→ **TASK OBJECTIVE**: Copy the lines below as they are; omit the images they contain.

→ **STORED DATA**:
============

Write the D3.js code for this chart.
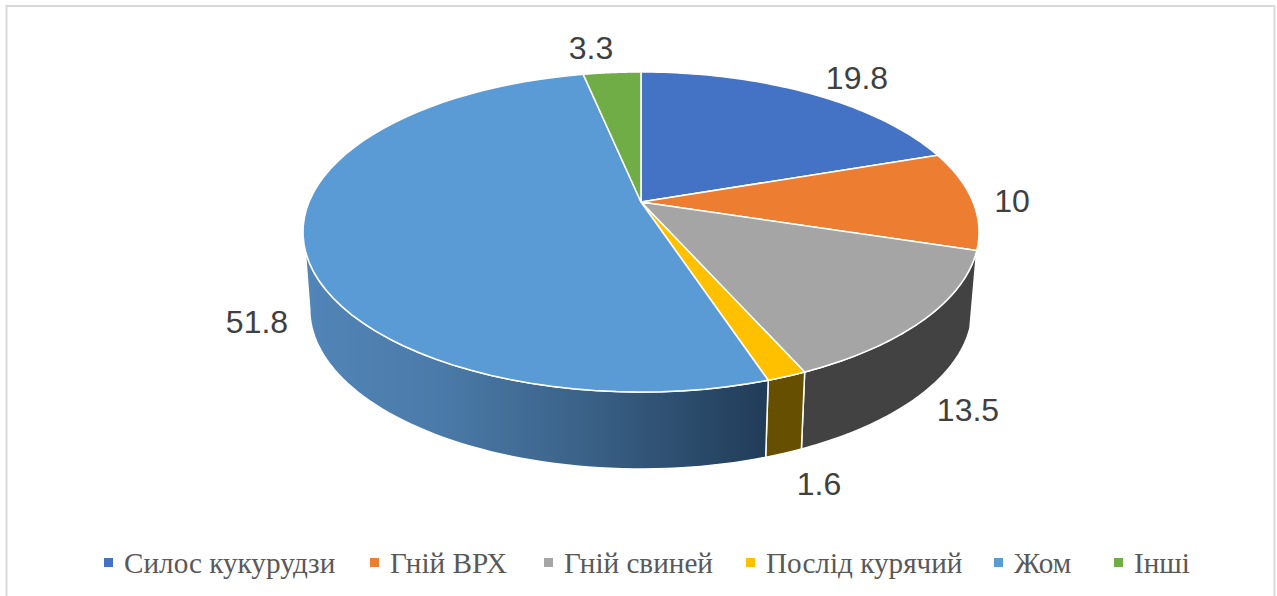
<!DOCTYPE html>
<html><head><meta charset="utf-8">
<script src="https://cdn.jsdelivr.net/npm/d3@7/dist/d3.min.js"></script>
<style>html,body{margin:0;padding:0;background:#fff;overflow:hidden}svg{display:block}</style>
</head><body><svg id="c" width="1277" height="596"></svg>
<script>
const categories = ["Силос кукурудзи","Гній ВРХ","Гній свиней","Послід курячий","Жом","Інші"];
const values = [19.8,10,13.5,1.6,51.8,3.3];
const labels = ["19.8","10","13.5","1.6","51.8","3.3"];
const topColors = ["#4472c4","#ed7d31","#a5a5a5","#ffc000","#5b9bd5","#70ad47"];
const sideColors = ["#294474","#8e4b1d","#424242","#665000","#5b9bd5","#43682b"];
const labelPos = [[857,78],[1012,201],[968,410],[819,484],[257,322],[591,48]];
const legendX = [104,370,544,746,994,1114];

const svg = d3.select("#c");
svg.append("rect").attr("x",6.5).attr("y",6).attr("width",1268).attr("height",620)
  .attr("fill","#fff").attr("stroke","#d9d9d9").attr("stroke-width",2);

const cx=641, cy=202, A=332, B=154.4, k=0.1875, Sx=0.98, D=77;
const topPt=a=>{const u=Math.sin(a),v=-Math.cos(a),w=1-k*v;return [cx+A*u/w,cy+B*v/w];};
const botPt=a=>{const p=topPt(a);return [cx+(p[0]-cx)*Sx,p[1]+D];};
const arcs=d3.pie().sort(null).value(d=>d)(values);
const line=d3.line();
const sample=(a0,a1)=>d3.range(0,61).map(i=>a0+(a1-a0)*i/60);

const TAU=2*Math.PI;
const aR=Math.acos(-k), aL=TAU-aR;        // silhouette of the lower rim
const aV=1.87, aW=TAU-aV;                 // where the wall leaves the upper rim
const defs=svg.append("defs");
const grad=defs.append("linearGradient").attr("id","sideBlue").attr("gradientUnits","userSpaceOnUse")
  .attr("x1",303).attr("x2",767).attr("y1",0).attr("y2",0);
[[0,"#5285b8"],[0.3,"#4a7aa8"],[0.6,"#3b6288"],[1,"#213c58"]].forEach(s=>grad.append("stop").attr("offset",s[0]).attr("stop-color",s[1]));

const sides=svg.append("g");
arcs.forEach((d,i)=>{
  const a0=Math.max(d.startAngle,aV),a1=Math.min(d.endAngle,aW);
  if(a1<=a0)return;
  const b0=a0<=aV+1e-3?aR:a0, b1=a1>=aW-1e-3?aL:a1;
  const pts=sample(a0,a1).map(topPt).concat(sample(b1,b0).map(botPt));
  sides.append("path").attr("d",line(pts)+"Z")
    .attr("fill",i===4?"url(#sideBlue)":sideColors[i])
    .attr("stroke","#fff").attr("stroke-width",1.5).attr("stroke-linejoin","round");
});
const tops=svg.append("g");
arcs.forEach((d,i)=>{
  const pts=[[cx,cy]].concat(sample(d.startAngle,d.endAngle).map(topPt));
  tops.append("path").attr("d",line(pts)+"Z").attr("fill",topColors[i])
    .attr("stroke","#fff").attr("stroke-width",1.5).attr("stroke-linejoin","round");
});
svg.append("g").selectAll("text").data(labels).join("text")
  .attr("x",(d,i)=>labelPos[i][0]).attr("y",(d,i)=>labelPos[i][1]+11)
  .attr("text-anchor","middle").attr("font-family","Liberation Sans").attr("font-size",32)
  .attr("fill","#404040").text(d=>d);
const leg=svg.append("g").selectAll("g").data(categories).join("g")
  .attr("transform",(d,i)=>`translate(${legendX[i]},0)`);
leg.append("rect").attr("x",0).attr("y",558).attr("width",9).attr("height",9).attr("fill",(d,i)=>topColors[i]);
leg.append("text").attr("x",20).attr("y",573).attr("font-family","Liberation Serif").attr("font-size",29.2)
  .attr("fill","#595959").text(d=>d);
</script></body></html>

============

→ **OUTPUT BELOW**:
Write the D3.js code for this chart.
<!DOCTYPE html>
<html><head><meta charset="utf-8">
<script src="https://cdn.jsdelivr.net/npm/d3@7/dist/d3.min.js"></script>
<style>html,body{margin:0;padding:0;background:#fff;overflow:hidden}svg{display:block}</style>
</head><body><svg id="c" width="1277" height="596"></svg>
<script>
const categories = ["Силос кукурудзи","Гній ВРХ","Гній свиней","Послід курячий","Жом","Інші"];
const values = [19.8,10,13.5,1.6,51.8,3.3];
const labels = ["19.8","10","13.5","1.6","51.8","3.3"];
const topColors = ["#4472c4","#ed7d31","#a5a5a5","#ffc000","#5b9bd5","#70ad47"];
const sideColors = ["#294474","#8e4b1d","#424242","#665000","#5b9bd5","#43682b"];
const labelPos = [[857,78],[1012,201],[968,410],[819,484],[257,322],[591,48]];
const legendX = [104,370,544,746,994,1114];

const svg = d3.select("#c");
svg.append("rect").attr("x",6.5).attr("y",6).attr("width",1268).attr("height",620)
  .attr("fill","#fff").attr("stroke","#d9d9d9").attr("stroke-width",2);

const cx=641, cy=202, A=332, B=154.4, k=0.1875, Sx=0.98, D=77;
const topPt=a=>{const u=Math.sin(a),v=-Math.cos(a),w=1-k*v;return [cx+A*u/w,cy+B*v/w];};
const botPt=a=>{const p=topPt(a);return [cx+(p[0]-cx)*Sx,p[1]+D];};
const arcs=d3.pie().sort(null).value(d=>d)(values);
const line=d3.line();
const sample=(a0,a1)=>d3.range(0,61).map(i=>a0+(a1-a0)*i/60);

const TAU=2*Math.PI;
const aR=Math.acos(-k), aL=TAU-aR;        // silhouette of the lower rim
const aV=1.87, aW=TAU-aV;                 // where the wall leaves the upper rim
const defs=svg.append("defs");
const grad=defs.append("linearGradient").attr("id","sideBlue").attr("gradientUnits","userSpaceOnUse")
  .attr("x1",303).attr("x2",767).attr("y1",0).attr("y2",0);
[[0,"#5285b8"],[0.3,"#4a7aa8"],[0.6,"#3b6288"],[1,"#213c58"]].forEach(s=>grad.append("stop").attr("offset",s[0]).attr("stop-color",s[1]));

const sides=svg.append("g");
arcs.forEach((d,i)=>{
  const a0=Math.max(d.startAngle,aV),a1=Math.min(d.endAngle,aW);
  if(a1<=a0)return;
  const b0=a0<=aV+1e-3?aR:a0, b1=a1>=aW-1e-3?aL:a1;
  const pts=sample(a0,a1).map(topPt).concat(sample(b1,b0).map(botPt));
  sides.append("path").attr("d",line(pts)+"Z")
    .attr("fill",i===4?"url(#sideBlue)":sideColors[i])
    .attr("stroke","#fff").attr("stroke-width",1.5).attr("stroke-linejoin","round");
});
const tops=svg.append("g");
arcs.forEach((d,i)=>{
  const pts=[[cx,cy]].concat(sample(d.startAngle,d.endAngle).map(topPt));
  tops.append("path").attr("d",line(pts)+"Z").attr("fill",topColors[i])
    .attr("stroke","#fff").attr("stroke-width",1.5).attr("stroke-linejoin","round");
});
svg.append("g").selectAll("text").data(labels).join("text")
  .attr("x",(d,i)=>labelPos[i][0]).attr("y",(d,i)=>labelPos[i][1]+11)
  .attr("text-anchor","middle").attr("font-family","Liberation Sans").attr("font-size",32)
  .attr("fill","#404040").text(d=>d);
const leg=svg.append("g").selectAll("g").data(categories).join("g")
  .attr("transform",(d,i)=>`translate(${legendX[i]},0)`);
leg.append("rect").attr("x",0).attr("y",558).attr("width",9).attr("height",9).attr("fill",(d,i)=>topColors[i]);
leg.append("text").attr("x",20).attr("y",573).attr("font-family","Liberation Serif").attr("font-size",29.2)
  .attr("fill","#595959").text(d=>d);
</script></body></html>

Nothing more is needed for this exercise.